Artwork & Artist: Structure of Self by Conrad Hicks
Location: Center of Xigera’s boma
Siya’s Notes: This sculpture by South Africa’s most accomplished blacksmith plays a central role in the Xigera Design Collection – it was the first piece from Southern Guild that Toni Tollman bought for the lodge, so it birthed the idea of an African art and design collection. It’s also the focal point of the boma, where its placement around the firepit echoes the fiery forge where it originated. There is something very primal about Hicks’ work that speaks to the purpose of a boma as well – eating outdoors under the night sky, sharing stories of the wilderness you’ve encountered during the day, your senses heightened.

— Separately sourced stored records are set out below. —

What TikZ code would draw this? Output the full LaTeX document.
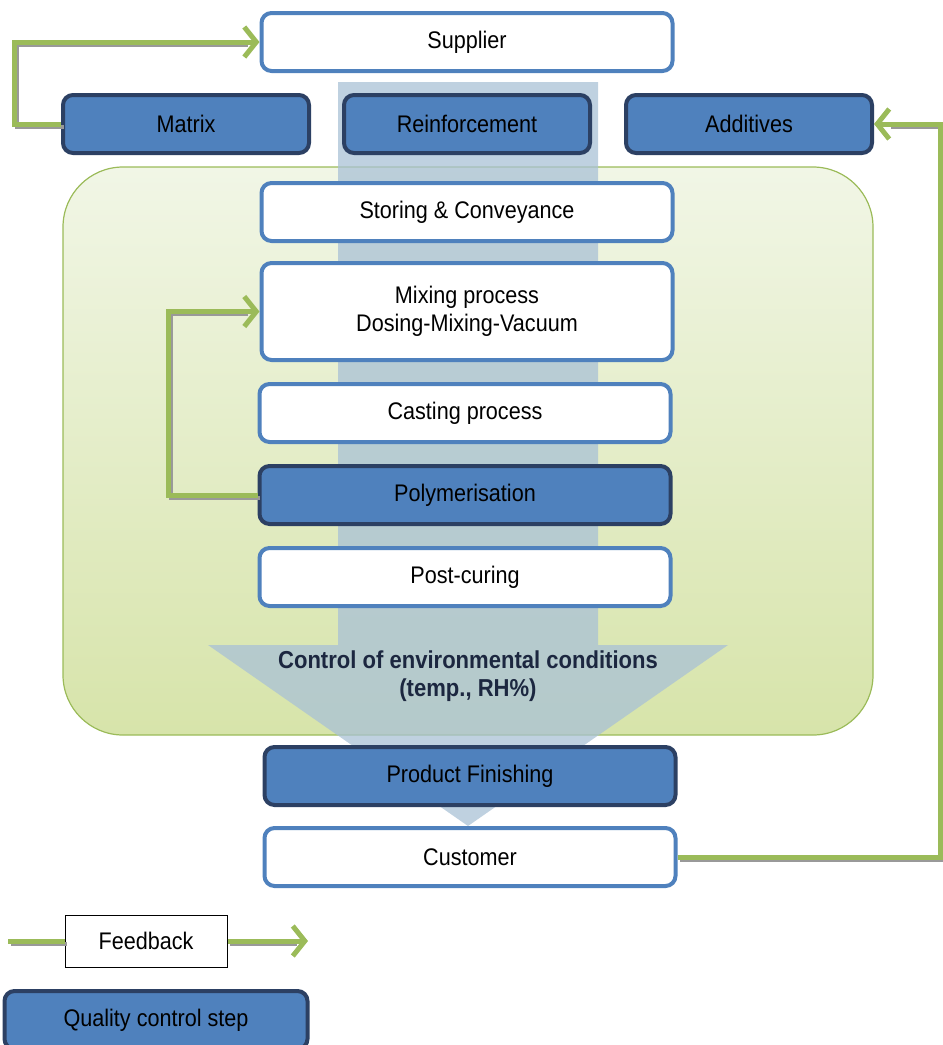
\documentclass[tikz,border=0pt]{standalone}
\usepackage{fontspec}
\setmainfont{Liberation Sans}[FakeStretch=0.9]
\usepackage{xcolor}
\usepackage{tikz}
\usetikzlibrary{shapes,arrows,positioning,calc,arrows.meta}

\definecolor{qcblue}{HTML}{4F81BD}
\definecolor{qcdark}{HTML}{2C4063}
\definecolor{fbgreen}{HTML}{9BBB59}
\definecolor{zonetop}{HTML}{F1F6E6}
\definecolor{zonebot}{HTML}{D7E4AA}
\definecolor{flowblue}{HTML}{A9C1D6}
\definecolor{envtext}{HTML}{1C2740}

\begin{document}
\begin{tikzpicture}[
    x=1pt, y=-1pt,
    node distance=20pt,
    process/.style={rectangle, draw=qcblue, fill=white, line width=4pt, minimum width=411pt, minimum height=58pt, text centered, rounded corners=10pt, font=\fontsize{24}{28}\selectfont, inner sep=0pt},
    control/.style={process, draw=qcdark, fill=qcblue, minimum width=246pt},
    feedback/.style={line width=5pt, fbgreen},
    fbshadow/.style={line width=4pt, black!40, transform canvas={xshift=2.5pt, yshift=-2.5pt}},
    fbtip/.style={-{Straight Barb[length=12pt,width=30pt]}}
]
    % environment zone and material flow
    \useasboundingbox (0,0) rectangle (943,1045);
    \draw[fbgreen, line width=1.2pt, rounded corners=60pt, top color=zonetop, bottom color=zonebot]
        (63,167) rectangle (873,735);
    \fill[flowblue, fill opacity=0.75]
        (338,82) -- (598,82) -- (598,645) -- (728,645) -- (468,826) -- (208,645) -- (338,645) -- cycle;

    \node[process] (supplier) at (467,42) {Supplier};
    \node[control, below=of supplier] (reinf) {Reinforcement};
    \node[control, left=31pt of reinf] (matrix) {Matrix};
    \node[control, right=32pt of reinf] (additives) {Additives};
    \node[process, below=26pt of reinf] (storing) {Storing \& Conveyance};
    \node[process, below=18pt of storing, minimum height=97pt, align=center] (mixing) {Mixing process\\Dosing-Mixing-Vacuum};
    \node[process, below=20pt of mixing, xshift=-2pt] (casting) {Casting process};
    \node[control, below=20pt of casting, minimum width=411pt] (polym) {Polymerisation};
    \node[process, below=20pt of polym] (postcure) {Post-curing};
    \node[font=\fontsize{24.5}{28}\selectfont\bfseries, text=envtext, align=center] (env) at (468,676) {Control of environmental conditions\\(temp., RH\%)};
    \node[control, minimum width=411pt] (finish) at (470,776) {Product Finishing};
    \node[process, below=19pt of finish] (customer) {Customer};

    % feedback loops
    \draw[fbshadow] (matrix.west) -- ++(-47,0) |- ($(supplier.west)+(-14,0)$);
    \draw[feedback, fbtip] (matrix.west) -- ++(-47,0) |- (supplier.west);
    \draw[fbshadow] (polym.west) -- ++(-89,0) |- ($(mixing.west)+(-14,0)$);
    \draw[feedback, fbtip] (polym.west) -- ++(-89,0) |- (mixing.west);
    \draw[fbshadow] (customer.east) -- ++(263,0) |- ($(additives.east)+(14,0)$);
    \draw[feedback, fbtip] (customer.east) -- ++(263,0) |- (additives.east);

    % legend
    \node[draw=black, line width=1pt, fill=white, minimum width=162pt, minimum height=52pt, font=\fontsize{24}{28}\selectfont] (fblegend) at (146,941) {Feedback};
    \coordinate (lgstart) at (8,941);
    \coordinate (lgend) at (308,941);
    \draw[fbshadow] (lgstart) -- (fblegend.west);
    \draw[feedback] (lgstart) -- (fblegend.west);
    \draw[fbshadow] (fblegend.east) -- ($(lgend)+(-14,0)$);
    \draw[feedback, fbtip] (fblegend.east) -- (lgend);
    \node[control, minimum width=303pt] (qclegend) at (156,1020) {Quality control step};
\end{tikzpicture}
\end{document}
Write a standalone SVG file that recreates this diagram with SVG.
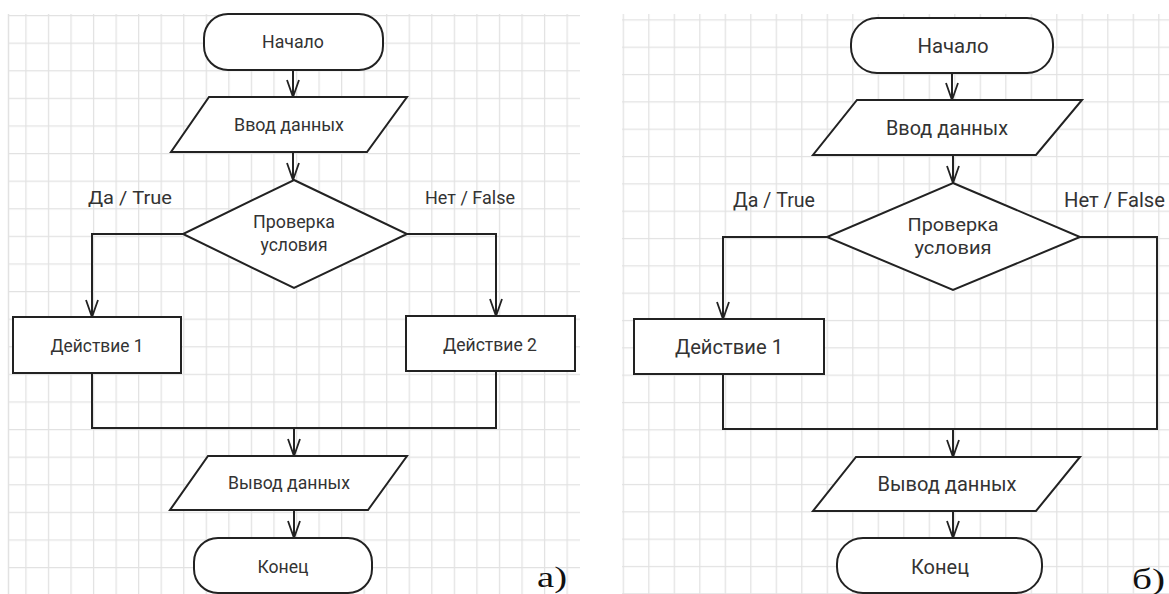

Artwork & Artist: The Knuckle by Adam Birch
Siya’s Notes: This bench is made from two pieces of wood that interlock like bones (hence its name) and hold together without the use of nails or screws – a first for Birch. He carved this on-site from a fallen sausage tree, whose wood he said was very satisfying to work with because it has both suppleness and impressive structural strength. The area outside our spa was a natural choice to place this piece, as it’s one of the largest open spaces on the deck and a good pause point for guests waiting to enter the spa.
Artwork & Artist: Inkunz’emnyama, Ugcado, Umdlungu, and uMbandavu by Andile Dyalvane
Location: Main lodge's deck
Siya’s Notes: This collection pivots around the central role that maize cultivation plays in rural African life. I would point out that Andile intends for guests to feel deeply connected to the soil and to the African continent when they sit upon these works. Their titles – Inkunz’emnyama (black bull), Ugcado (roasted corn kernels eaten as a snack), Umdlungu (spoilt corn) and uMbandavu (a dish cooked with sorghum and sugar beans) – evoke the cyclical practices of land cultivation, harvesting, and seasonal food that inform daily life in South Africa’s rural Eastern Cape, where Andile was raised.

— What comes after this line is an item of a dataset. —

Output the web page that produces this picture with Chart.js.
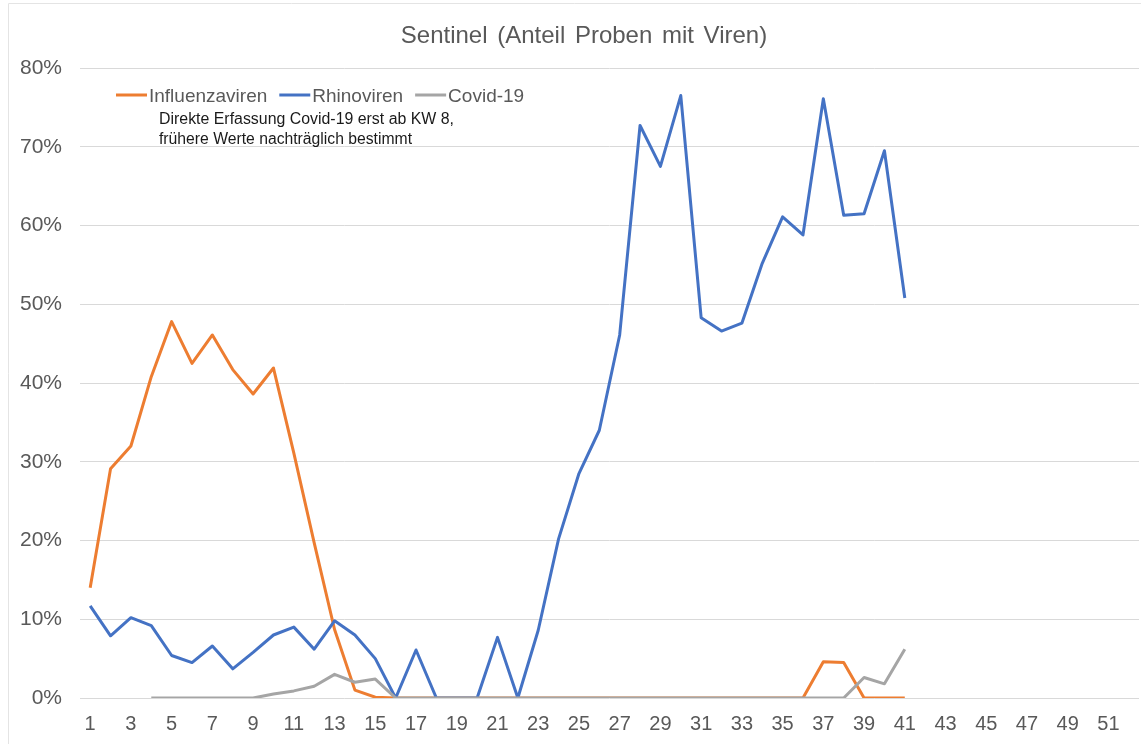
<!DOCTYPE html>
<html>
<head>
<meta charset="utf-8">
<script src="https://cdn.jsdelivr.net/npm/chart.js@4/dist/chart.umd.min.js"></script>
<style>
	html, body {
		margin: 0;
		padding: 0;
		background: #ffffff;
	}
	#wrap {
		position: relative;
		width: 1146px;
		height: 744px;
	}
</style>
</head>
<body>
<div id="wrap">
	<canvas id="chart" width="1146" height="744"></canvas>
</div>
<script>
// Kalenderwochen
const weeks = [
	1, 2, 3, 4, 5, 6, 7, 8, 9, 10, 11, 12, 13, 14, 15, 16, 17, 18, 19, 20,
	21, 22, 23, 24, 25, 26, 27, 28, 29, 30, 31, 32, 33, 34, 35, 36, 37, 38, 39, 40,
	41, 42, 43, 44, 45, 46, 47, 48, 49, 50, 51, 52
];
const weekTicks = [1, 3, 5, 7, 9, 11, 13, 15, 17, 19, 21, 23, 25, 27, 29, 31, 33, 35, 37, 39, 41, 43, 45, 47, 49, 51];
const percentTicks = [0, 10, 20, 30, 40, 50, 60, 70, 80];

// Anteil in Prozent, KW 1-41
const influenza = [
	14.0, 29.1, 32.0, 40.8, 47.8, 42.5, 46.1, 41.7, 38.6, 41.9,
	31.1, 19.7, 8.7, 1.0, 0.1, 0, 0, 0, 0, 0,
	0, 0, 0, 0, 0, 0, 0, 0, 0, 0,
	0, 0, 0, 0, 0, 0, 4.6, 4.5, 0, 0,
	0
];
const rhino = [
	11.7, 7.9, 10.2, 9.2, 5.4, 4.5, 6.6, 3.7, 5.8, 8.0,
	9.0, 6.2, 9.8, 8.0, 5.0, 0, 6.1, 0, 0, 0,
	7.7, 0, 8.6, 20.2, 28.5, 34.0, 46.1, 72.7, 67.5, 76.5,
	48.3, 46.6, 47.6, 55.2, 61.1, 58.8, 76.1, 61.3, 61.5, 69.5,
	50.8
];
const covid = [
	null, null, null, 0, 0, 0, 0, 0, 0, 0.5,
	0.9, 1.5, 3.0, 2.0, 2.4, 0, 0, 0, 0, 0,
	0, 0, 0, 0, 0, 0, 0, 0, 0, 0,
	0, 0, 0, 0, 0, 0, 0, 0, 2.6, 1.8,
	6.2
];

const titleText = "Sentinel (Anteil Proben mit Viren)";
const noteLines = [
	"Direkte Erfassung Covid-19 erst ab KW 8,",
	"frühere Werte nachträglich bestimmt"
];

const textColor = "#595959";
const gridColor = "#d9d9d9";
const fontFamily = "'Liberation Sans', Arial, sans-serif";

function toPoints(values) {
	return values.map((v, i) => ({ x: weeks[i], y: v }));
}

// Titel, Legende und Hinweis im Diagramm
const overlayPlugin = {
	id: "overlay",
	afterDraw(chart) {
		const ctx = chart.ctx;
		ctx.save();

		// Rahmen
		ctx.strokeStyle = "#e4e4e4";
		ctx.lineWidth = 1;
		ctx.beginPath();
		ctx.moveTo(8.5, 744);
		ctx.lineTo(8.5, 3.5);
		ctx.lineTo(1141, 3.5);
		ctx.stroke();

		ctx.fillStyle = textColor;
		ctx.font = "24px " + fontFamily;
		if ("wordSpacing" in ctx) {
			ctx.wordSpacing = "3px";
		}
		ctx.textAlign = "center";
		ctx.textBaseline = "alphabetic";
		ctx.fillText(titleText, 584, 43);
		if ("wordSpacing" in ctx) {
			ctx.wordSpacing = "0px";
		}

		ctx.font = "19px " + fontFamily;
		ctx.textAlign = "left";
		let x = 116;
		const y = 95;
		chart.data.datasets.forEach(ds => {
			ctx.strokeStyle = ds.borderColor;
			ctx.lineWidth = 3;
			ctx.beginPath();
			ctx.moveTo(x, y);
			ctx.lineTo(x + 31, y);
			ctx.stroke();
			x += 33;
			ctx.fillStyle = textColor;
			ctx.fillText(ds.label, x, y + 7);
			x += ctx.measureText(ds.label).width + 12;
		});

		ctx.fillStyle = "#1a1a1a";
		ctx.font = "16px " + fontFamily;
		ctx.fillText(noteLines[0], 159, 124, 295);
		ctx.fillText(noteLines[1], 159, 144, 253);
		ctx.restore();
	}
};

const datasets = [
	{
		label: "Influenzaviren",
		data: toPoints(influenza),
		borderColor: "#ed7d31",
		order: 3
	},
	{
		label: "Rhinoviren",
		data: toPoints(rhino),
		borderColor: "#4472c4",
		order: 2
	},
	{
		label: "Covid-19",
		data: toPoints(covid),
		borderColor: "#a5a5a5",
		order: 1
	}
];
datasets.forEach(ds => {
	ds.borderWidth = 3;
	ds.pointRadius = 0;
	ds.tension = 0;
	ds.fill = false;
	ds.spanGaps = false;
	ds.borderJoinStyle = "round";
});

const chart = new Chart(document.getElementById("chart"), {
	type: "line",
	data: {
		datasets: datasets
	},
	options: {
		responsive: false,
		animation: false,
		layout: {
			padding: { top: 68, right: 7, left: 0, bottom: 0 }
		},
		plugins: {
			legend: { display: false },
			title: { display: false },
			tooltip: { enabled: false }
		},
		scales: {
			x: {
				type: "linear",
				min: 0.5,
				max: 52.5,
				grid: { display: false },
				border: { display: false },
				afterBuildTicks: scale => {
					scale.ticks = weekTicks.map(v => ({ value: v }));
				},
				afterFit: scale => {
					scale.height = 46;
				},
				ticks: {
					color: textColor,
					font: { family: fontFamily, size: 20 },
					padding: 6,
					maxRotation: 0,
					autoSkip: false,
					callback: v => String(v)
				}
			},
			y: {
				min: 0,
				max: 80,
				afterBuildTicks: scale => {
					scale.ticks = percentTicks.map(v => ({ value: v }));
				},
				afterFit: scale => {
					scale.width = 80;
				},
				grid: {
					color: gridColor,
					lineWidth: 1,
					drawTicks: false
				},
				border: { display: false },
				ticks: {
					color: textColor,
					font: { family: fontFamily, size: 21 },
					padding: 18,
					callback: v => v + "%"
				}
			}
		}
	},
	plugins: [overlayPlugin]
});
</script>
</body>
</html>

Artwork & Artist: Tall Blue Vase by Zizipho Poswa
Siya’s Notes: This vessel is symbolic of the beauty and strength of African women carrying items on their heads. Zizipho Poswa is inspired by her female relatives and ancestors, their bold characters, elegance, strength, and humility. She founded Imiso (meaning “tomorrow”) Ceramics in Cape Town with Andile Dyalvane in 2005, and their handmade studio ceramics have earned an international following. Her work is in the collections of the Los Angeles County Museum of Art and the Philadelphia Museum of Art.

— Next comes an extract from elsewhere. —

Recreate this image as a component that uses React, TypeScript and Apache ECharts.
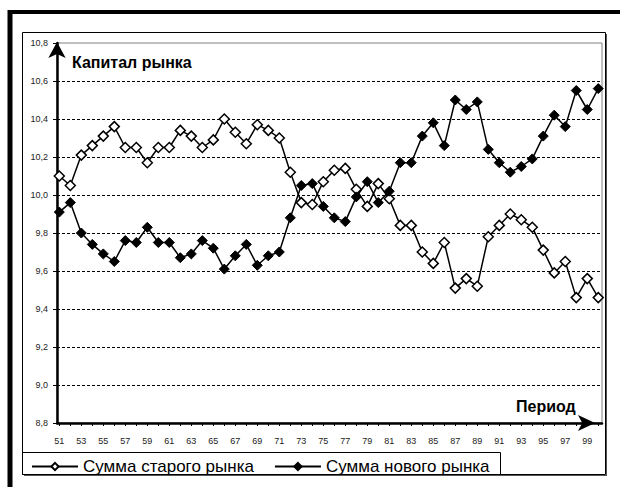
import React, { useEffect, useRef } from "react";
import * as echarts from "echarts";

const periods = [
  51, 52, 53, 54, 55, 56, 57, 58, 59, 60,
  61, 62, 63, 64, 65, 66, 67, 68, 69, 70,
  71, 72, 73, 74, 75, 76, 77, 78, 79, 80,
  81, 82, 83, 84, 85, 86, 87, 88, 89, 90,
  91, 92, 93, 94, 95, 96, 97, 98, 99, 100,
];

const oldMarket = [
  10.10, 10.05, 10.21, 10.26, 10.31, 10.36, 10.25, 10.25, 10.17, 10.25,
  10.25, 10.34, 10.31, 10.25, 10.29, 10.40, 10.33, 10.27, 10.37, 10.34,
  10.30, 10.12, 9.96, 9.95, 10.07, 10.13, 10.14, 10.03, 9.94, 10.06,
  9.98, 9.84, 9.84, 9.70, 9.64, 9.75, 9.51, 9.56, 9.52, 9.78,
  9.84, 9.90, 9.87, 9.83, 9.71, 9.59, 9.65, 9.46, 9.56, 9.46,
];

const newMarket = [
  9.91, 9.96, 9.80, 9.74, 9.69, 9.65, 9.76, 9.75, 9.83, 9.75,
  9.75, 9.67, 9.69, 9.76, 9.72, 9.61, 9.68, 9.74, 9.63, 9.68,
  9.70, 9.88, 10.05, 10.06, 9.94, 9.88, 9.86, 9.99, 10.07, 9.96,
  10.02, 10.17, 10.17, 10.31, 10.38, 10.26, 10.50, 10.45, 10.49, 10.24,
  10.17, 10.12, 10.15, 10.19, 10.31, 10.42, 10.36, 10.55, 10.45, 10.56,
];

const xLabelValues = [51, 53, 55, 57, 59, 61, 63, 65, 67, 69, 71, 73, 75, 77, 79, 81, 83, 85, 87, 89, 91, 93, 95, 97, 99];

const seriesNames = ["Сумма старого рынка", "Сумма нового рынка"];
const yTitle = "Капитал рынка";
const xTitle = "Период";

const FONT = "'Liberation Sans', Arial, sans-serif";

export default function App() {
  const ref = useRef<HTMLDivElement>(null);

  useEffect(() => {
    if (!ref.current) return;
    const chart = echarts.init(ref.current, undefined, { renderer: "svg" });

    const oldData = periods.map((p, i) => [p, oldMarket[i]]);
    const newData = periods.map((p, i) => [p, newMarket[i]]);

    chart.setOption({
      animation: false,
      backgroundColor: "#fff",
      textStyle: { fontFamily: FONT },
      grid: {
        left: 57,
        right: 18,
        top: 43,
        bottom: 64,
        show: true,
        borderColor: "#808080",
        borderWidth: 1,
        backgroundColor: "transparent",
      },
      xAxis: {
        type: "value",
        min: 50.79,
        max: 100.34,
        axisLine: {
          show: true,
          lineStyle: { color: "#000", width: 2.5 },
          symbol: ["none", "arrow"],
          symbolSize: [12, 17],
          symbolOffset: [0, -7],
        },
        axisTick: {
          show: true,
          customValues: periods,
          length: 3,
          inside: false,
          lineStyle: { color: "#000", width: 1 },
        },
        axisLabel: {
          customValues: xLabelValues,
          fontSize: 9,
          color: "#222",
          margin: 13,
          fontFamily: FONT,
        },
        splitLine: { show: false },
      },
      yAxis: {
        type: "value",
        min: 8.8,
        max: 10.8,
        interval: 0.2,
        axisLine: {
          show: true,
          lineStyle: { color: "#000", width: 2.5 },
          symbol: ["none", "arrow"],
          symbolSize: [13, 16],
          symbolOffset: [0, 1],
        },
        axisTick: {
          show: true,
          length: 4,
          lineStyle: { color: "#000", width: 1 },
        },
        axisLabel: {
          fontSize: 9,
          color: "#222",
          margin: 9,
          fontFamily: FONT,
          formatter: (v: number) => v.toFixed(1).replace(".", ","),
        },
        splitLine: {
          show: true,
          showMinLine: false,
          showMaxLine: false,
          lineStyle: { color: "#000", type: [3, 2], width: 1 },
        },
      },
      legend: {
        left: 31,
        top: 458,
        padding: 0,
        itemWidth: 46,
        itemHeight: 9,
        itemGap: 20,
        textStyle: { fontSize: 17, color: "#000", fontFamily: FONT },
        data: seriesNames,
      },
      series: [
        {
          name: seriesNames[0],
          type: "line",
          data: oldData,
          symbol: "diamond",
          symbolSize: 10,
          lineStyle: { color: "#000", width: 1.5 },
          itemStyle: { color: "#fff", borderColor: "#000", borderWidth: 1.5 },
          z: 2,
        },
        {
          name: seriesNames[1],
          type: "line",
          data: newData,
          symbol: "diamond",
          symbolSize: 10,
          lineStyle: { color: "#000", width: 1.5 },
          itemStyle: { color: "#000", borderColor: "#000", borderWidth: 1 },
          z: 3,
        },
      ],
      graphic: [
        { type: "line", shape: { x1: 8, y1: 12, x2: 620, y2: 12 }, style: { stroke: "#000", lineWidth: 4 }, z: 10 },
        { type: "line", shape: { x1: 10, y1: 10, x2: 10, y2: 487 }, style: { stroke: "#000", lineWidth: 5 }, z: 10 },
        { type: "rect", shape: { x: 22.5, y: 32.5, width: 583, height: 442 }, style: { fill: "none", stroke: "#000", lineWidth: 1 }, z: 10 },
        { type: "line", shape: { x1: 606.5, y1: 34, x2: 606.5, y2: 476 }, style: { stroke: "#555", lineWidth: 1 }, z: 10 },
        { type: "line", shape: { x1: 24, y1: 475.5, x2: 607, y2: 475.5 }, style: { stroke: "#555", lineWidth: 1 }, z: 10 },
        { type: "rect", shape: { x: 22.5, y: 452.5, width: 478, height: 22 }, style: { fill: "none", stroke: "#000", lineWidth: 1 }, z: 10 },
        { type: "rect", shape: { x: 14, y: 477, width: 606, height: 10 }, style: { fill: "#fff" }, z: 9 },
        {
          type: "text",
          x: 72,
          y: 62,
          style: { text: yTitle, font: `bold 16px ${FONT}`, fill: "#000", verticalAlign: "middle", align: "left" },
          z: 10,
        },
        {
          type: "text",
          x: 516,
          y: 406,
          style: { text: xTitle, font: `bold 16px ${FONT}`, fill: "#000", verticalAlign: "middle", align: "left" },
          z: 10,
        },
      ],
    });

    return () => chart.dispose();
  }, []);

  return (
    <div
      ref={ref}
      style={{ position: "absolute", left: 0, top: 0, width: 620, height: 487, background: "#fff" }}
    />
  );
}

Artwork & Artist: Ceramics from the IsiNqolamthi (woodpecker) collectio by Madoda Fani
Location: Main lodge
Siya’s Notes: Fani’s curvaceous clay forms are a contemporary evolution of traditional Nguni ceramics indigenous to Southern Africa. He works on a large scale, building organic-shaped vessels whose surfaces he carves with intricate, repetitive patterns inspired by insect exoskeletons, feathers, scales, and wood grain. Created for Xigera, the four works in this series [shown on the counters’ corners] are hand-coiled, their bases bifurcating into tree-like limbs that taper off into shapes reminiscent of bird crests and beaks. At the center of each base is a small round aperture the artist has modelled on the distinctive holes woodpeckers drill into trees.